DR. HORN: I have one more question. After the last discussion on 30 August 1939 between the British Ambassador Sir Nevile Henderson and the then Foreign Minister Von Ribbentrop, in which the conditions for negotiating with Poland were made public, these conditions were published the next day in the Daily Telegraph; and allegedly this issue of the paper was recalled. What do you know about this article?

FRITZSCHE: First of all, I should like to correct another error which has found its way into your question. On the following morning in question, the Daily Telegraph did not publish the conditions or the note, but only published a report that during the preceding night the British Government had been in consultation on the German demands to Poland, conditions which had been transmitted to them by their Ambassador in Berlin. Therefore it could be seen from this article—at any rate, it could not be interpreted in any other way—that these conditions were known in London.

DR. HORN: Thank you very much.

DR. THOMA: Herr Fritzsche, you stated yesterday that the Völkischer Beobachter was in direct contact with the Führer and with the Führer’s headquarters throughout the war. What individual members on the staff of the Völkischer Beobachter were you referring to?
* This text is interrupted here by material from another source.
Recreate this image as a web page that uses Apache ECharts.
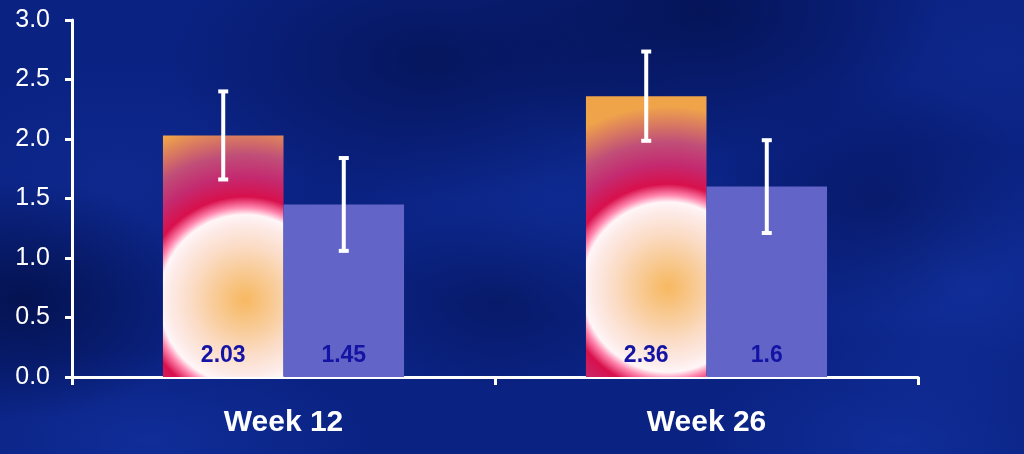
<!DOCTYPE html>
<html>
<head>
<meta charset="utf-8">
<script src="https://cdn.jsdelivr.net/npm/echarts@6/dist/echarts.min.js"></script>
<style>
  html, body { margin: 0; padding: 0; }
  body {
    width: 1024px; height: 454px; overflow: hidden;
    background-color: #0a2282;
    background-image:
      radial-gradient(ellipse 180px 120px at 20px 300px, rgba(2,12,60,0.7), rgba(2,12,60,0)),
      radial-gradient(ellipse 260px 140px at 430px 60px, rgba(3,14,70,0.6), rgba(3,14,70,0)),
      radial-gradient(ellipse 240px 150px at 700px 10px, rgba(3,14,70,0.7), rgba(3,14,70,0)),
      radial-gradient(ellipse 160px 120px at 880px 200px, rgba(4,16,80,0.5), rgba(4,16,80,0)),
      radial-gradient(ellipse 180px 140px at 960px 280px, rgba(24,60,180,0.5), rgba(24,60,180,0)),
      radial-gradient(ellipse 200px 120px at 560px 200px, rgba(22,56,170,0.35), rgba(22,56,170,0)),
      radial-gradient(ellipse 220px 90px at 150px 440px, rgba(24,60,180,0.45), rgba(24,60,180,0)),
      radial-gradient(ellipse 200px 100px at 900px 440px, rgba(24,60,180,0.45), rgba(24,60,180,0)),
      radial-gradient(ellipse 200px 120px at 120px 180px, rgba(20,50,160,0.4), rgba(20,50,160,0)),
      radial-gradient(ellipse 140px 90px at 500px 300px, rgba(3,14,70,0.45), rgba(3,14,70,0)),
      radial-gradient(ellipse 160px 100px at 1000px 60px, rgba(18,46,150,0.45), rgba(18,46,150,0));
  }
  #chart { width: 1024px; height: 454px; }
</style>
</head>
<body>
<div id="chart"></div>
<script>
// ---- data ----
var categories = ['Week 12', 'Week 26'];
var seriesA = [2.03, 2.36];
var seriesB = [1.45, 1.6];
var errA = [0.37, 0.375];
var errB = [0.39, 0.39];
var yTicks = ['0.0', '0.5', '1.0', '1.5', '2.0', '2.5', '3.0'];

var chart = echarts.init(document.getElementById('chart'), null, { renderer: 'canvas' });

var gapPct = 43;
var gradA = {
  type: 'radial', x: 0.68, y: 0.68, r: 1.5,
  colorStops: [
    { offset: 0.0, color: '#f7b860' },
    { offset: 0.14, color: '#f8c88e' },
    { offset: 0.3, color: '#fbdcc6' },
    { offset: 0.42, color: '#fdebe8' },
    { offset: 0.47, color: '#fff6f8' },
    { offset: 0.51, color: '#ff86ae' },
    { offset: 0.57, color: '#d8104c' },
    { offset: 0.68, color: '#c42a70' },
    { offset: 0.8, color: '#c04e78' },
    { offset: 1.0, color: '#f0a44a' }
  ]
};

function errRender(errArr, valArr, side) {
  return function (params, api) {
    var i = params.dataIndex;
    var v = valArr[i], e = errArr[i];
    var catW = api.size([1, 0])[0];
    var barW = catW * (1 - gapPct / 100) / 2;
    var base = api.coord([i, v]);
    var cx = base[0] + side * barW / 2;
    var top = api.coord([i, v + e])[1];
    var bot = api.coord([i, v - e])[1];
    var cap = 5;
    var style = { stroke: '#ffffff', lineWidth: 4 };
    return {
      type: 'group',
      children: [
        { type: 'line', shape: { x1: cx, y1: top, x2: cx, y2: bot }, style: style },
        { type: 'line', shape: { x1: cx - cap, y1: top, x2: cx + cap, y2: top }, style: { stroke: '#ffffff', lineWidth: 4 } },
        { type: 'line', shape: { x1: cx - cap, y1: bot, x2: cx + cap, y2: bot }, style: { stroke: '#ffffff', lineWidth: 4 } }
      ]
    };
  };
}

var labelStyle = {
  show: true, position: 'insideBottom', distance: 10,
  color: '#1414a4', fontSize: 23, fontWeight: 'bold',
  fontFamily: 'Liberation Sans, Arial, sans-serif',
  formatter: function (p) { return String(p.value); }
};

chart.setOption({
  backgroundColor: 'transparent',
  animation: false,
  grid: { left: 72, right: 106, top: 20, bottom: 77, containLabel: false },
  xAxis: {
    type: 'category', data: categories,
    axisLine: { lineStyle: { color: '#ffffff', width: 3 } },
    axisTick: { show: true, length: 8, lineStyle: { color: '#ffffff', width: 3 } },
    axisLabel: {
      color: '#ffffff', fontSize: 30, fontWeight: 'bold', margin: 31,
      fontFamily: 'Liberation Sans, Arial, sans-serif'
    },
    splitLine: { show: false }
  },
  yAxis: {
    type: 'value', min: 0, max: 3, interval: 0.5,
    axisLine: { show: true, lineStyle: { color: '#ffffff', width: 3 } },
    axisTick: { show: true, length: 7, lineStyle: { color: '#ffffff', width: 3 } },
    axisLabel: {
      color: '#ffffff', fontSize: 25, margin: 22,
      fontFamily: 'Liberation Sans, Arial, sans-serif',
      formatter: function (v) { return yTicks[Math.round(v / 0.5)]; }
    },
    splitLine: { show: false }
  },
  series: [
    {
      type: 'bar', name: 'A', data: seriesA,
      barGap: '0%', barCategoryGap: gapPct + '%',
      itemStyle: { color: gradA },
      label: labelStyle
    },
    {
      type: 'bar', name: 'B', data: seriesB,
      barGap: '0%', barCategoryGap: gapPct + '%',
      itemStyle: { color: '#6264c8' },
      label: labelStyle
    },
    {
      type: 'custom', name: 'errA', data: seriesA.map(function (v, i) { return [i, v]; }),
      renderItem: errRender(errA, seriesA, -1), z: 10, silent: true
    },
    {
      type: 'custom', name: 'errB', data: seriesB.map(function (v, i) { return [i, v]; }),
      renderItem: errRender(errB, seriesB, 1), z: 10, silent: true
    }
  ]
});
</script>
</body>
</html>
FRITZSCHE: I was not especially referring to people in the Völkischer Beobachter; I was thinking mainly of people at the Führer’s headquarters. So, Dr. Dietrich and his delegates made it their business always to call the Völkischer Beobachter directly.

DR. THOMA: You know that Rosenberg was no longer the chief editor of the Völkischer Beobachter after 1937?

FRITZSCHE: I am of the conviction that even before that time he held that position in name only.

DR. THOMA: Witness, can you tell the Court, as far as the so-called actions of the Party were concerned—for instance the burning of the books, the boycott in April of 1933, the pogrom in November of 1938—who the driving force in all of these actions was?

FRITZSCHE: Today I am of the firm conviction that it was Dr. Goebbels.

DR. THOMA: Witness, do you know that Goebbels, whenever Hitler was in Berlin, always was Hitler’s guest?